Omit every picture, and retype the lines that run from the beginning of the data below through the line containing "Chart.register(...registerables);", inclusive.
+++ Raw data +++
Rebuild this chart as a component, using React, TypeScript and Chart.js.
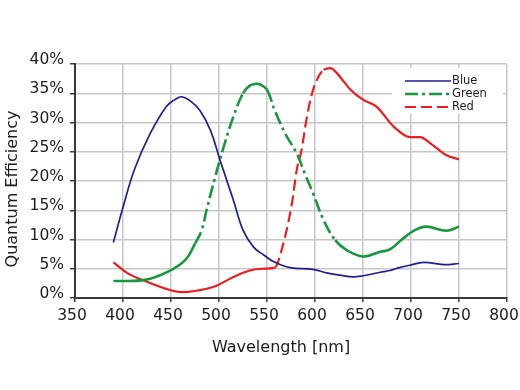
import React, { useEffect, useRef } from "react";
import { Chart, registerables } from "chart.js";

Chart.register(...registerables);

// Wavelength [nm] and quantum efficiency [%] per channel
const blueNm = [390, 400, 412, 428, 445, 455, 461, 470, 480, 491, 501, 515, 525, 536, 547, 557, 574, 598, 612, 626, 640, 650, 668, 678, 688, 699, 713, 734, 750];
const blueQe = [9.5, 15.5, 22, 28, 32.7, 34.0, 34.4, 33.7, 32.1, 28.7, 23.6, 16.7, 11.6, 8.7, 7.3, 6.2, 5.2, 4.9, 4.3, 3.9, 3.6, 3.8, 4.4, 4.7, 5.2, 5.6, 6.1, 5.7, 5.9];

const greenNm = [390, 423, 447, 465, 475, 482, 487, 496, 505, 515, 525, 532, 538, 543, 550, 558, 569, 581, 590, 598, 609, 621, 633, 650, 668, 678, 692, 704, 716, 737, 750];
const greenQe = [2.9, 3.1, 4.5, 6.5, 9.3, 11.6, 15.0, 20.7, 25.9, 31.0, 35.0, 36.3, 36.6, 36.5, 35.6, 32.1, 28.1, 24.7, 21.0, 17.9, 13.3, 9.9, 8.2, 7.1, 7.9, 8.3, 10.2, 11.6, 12.2, 11.5, 12.2];

const redNm = [390, 405, 423, 444, 461, 475, 496, 515, 532, 545, 558, 567, 576, 581, 586, 591, 596, 602, 609, 616, 623, 630, 637, 650, 664, 682, 699, 709, 723, 737, 750];
const redQe = [6.1, 4.2, 2.9, 1.6, 1.0, 1.2, 2.0, 3.6, 4.7, 5.0, 5.2, 9.3, 16.2, 21.9, 25.3, 30.4, 34.4, 37.3, 39.0, 39.3, 38.4, 37.0, 35.6, 33.9, 32.7, 29.3, 27.5, 27.5, 26.1, 24.4, 23.7];

const seriesLabels = ["Blue", "Green", "Red"];
const xTitle = "Wavelength [nm]";
const yTitle = "Quantum Efficiency";

// ranges (nm) in which the dashed curves are drawn dashed
const greenDashRanges = [[475, 525], [550, 621]];
const redDashRanges = [[558, 609]];

const FONT = "'DejaVu Sans', Verdana, sans-serif";
const TEXT = "#1c1c1c";

const toPts = (xs: number[], ys: number[]) => xs.map((x, i) => ({ x, y: ys[i] }));

const overlay = {
  id: "overlay",
  afterDatasetsDraw(chart: any) {
    const ctx = chart.ctx as CanvasRenderingContext2D;
    const a = chart.chartArea;
    ctx.save();
    // legend box inside the plot, top right
    const lx = a.right - 115;
    const ly = a.top + 4;
    ctx.fillStyle = "#ffffff";
    ctx.fillRect(lx, ly, 111, 46);
    chart.data.datasets.forEach((ds: any, i: number) => {
      const y = ly + 13 + i * 13;
      ctx.strokeStyle = ds.borderColor;
      ctx.lineWidth = ds.borderWidth;
      ctx.setLineDash(ds.borderDash || []);
      ctx.beginPath();
      ctx.moveTo(lx + 13, y);
      ctx.lineTo(lx + 59, y);
      ctx.stroke();
      ctx.setLineDash([]);
      ctx.fillStyle = TEXT;
      ctx.font = `11.5px ${FONT}`;
      ctx.textBaseline = "middle";
      ctx.textAlign = "left";
      ctx.fillText(ds.label, lx + 60, y + 0.5);
    });
    // axis titles
    ctx.fillStyle = TEXT;
    ctx.font = `16px ${FONT}`;
    ctx.textAlign = "center";
    ctx.textBaseline = "alphabetic";
    ctx.fillText(xTitle, a.left + (a.right - a.left) * 0.477, a.bottom + 54);
    ctx.save();
    ctx.translate(17, (a.top + a.bottom) / 2 + 8);
    ctx.rotate(-Math.PI / 2);
    ctx.fillText(yTitle, 0, 0);
    ctx.restore();
    ctx.restore();
  },
};

export default function App() {
  const ref = useRef<HTMLCanvasElement>(null);

  useEffect(() => {
    const inRanges = (rs: number[][]) => (c: any) =>
      rs.some((r) => c.p0.parsed.x >= r[0] && c.p0.parsed.x < r[1]) ? undefined : [];
    const grid = {
      color: "#c6c6cb",
      lineWidth: 1.5,
      tickColor: "#3a3a3a",
      tickWidth: 1.5,
      tickLength: 4,
    };
    const border = { color: "#3a3a3a", width: 2 };
    const chart = new Chart(ref.current!, {
      type: "line",
      data: {
        datasets: [
          {
            label: seriesLabels[0],
            data: toPts(blueNm, blueQe),
            borderColor: "#1e1e98",
            borderWidth: 1.7,
            pointRadius: 0,
            fill: false,
            tension: 0.4,
          },
          {
            label: seriesLabels[1],
            data: toPts(greenNm, greenQe),
            borderColor: "#16993a",
            borderWidth: 2.6,
            borderDash: [13, 4, 3, 4],
            pointRadius: 0,
            fill: false,
            tension: 0.4,
            segment: { borderDash: inRanges(greenDashRanges) },
          },
          {
            label: seriesLabels[2],
            data: toPts(redNm, redQe),
            borderColor: "#ee1c1c",
            borderWidth: 2.2,
            borderDash: [11, 5],
            pointRadius: 0,
            fill: false,
            cubicInterpolationMode: "monotone",
            segment: { borderDash: inRanges(redDashRanges) },
          },
        ],
      },
      options: {
        animation: false,
        responsive: true,
        maintainAspectRatio: false,
        layout: { padding: { left: 0, right: 13, top: 64, bottom: 0 } },
        plugins: { legend: { display: false }, tooltip: { enabled: false } },
        scales: {
          x: {
            type: "linear",
            min: 350,
            max: 800,
            ticks: {
              stepSize: 50,
              font: { family: FONT, size: 15.5 },
              color: TEXT,
              padding: 5,
              labelOffset: -3,
              maxRotation: 0,
              autoSkip: false,
            },
            grid,
            border,
            afterFit: (s: any) => {
              s.height = 92;
              s.paddingLeft = 0;
              s.paddingRight = 0;
            },
          },
          y: {
            type: "linear",
            min: 0,
            max: 40,
            ticks: {
              stepSize: 5,
              callback: (v: any) => v + "%",
              font: { family: FONT, size: 15.5 },
              color: TEXT,
              padding: 6,
              labelOffset: -4,
            },
            grid: { ...grid, tickLength: 5 },
            border,
            afterFit: (s: any) => {
              s.width = 75;
              s.paddingTop = 0;
              s.paddingBottom = 0;
            },
          },
        },
      },
      plugins: [overlay],
    } as any);
    return () => chart.destroy();
  }, []);

  return (
    <div style={{ position: "absolute", left: 0, top: 0, width: 520, height: 390 }}>
      <canvas ref={ref} />
    </div>
  );
}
+++
Answer to the exercise:
Rebuild this chart as a component, using React, TypeScript and Chart.js.
import React, { useEffect, useRef } from "react";
import { Chart, registerables } from "chart.js";

Chart.register(...registerables);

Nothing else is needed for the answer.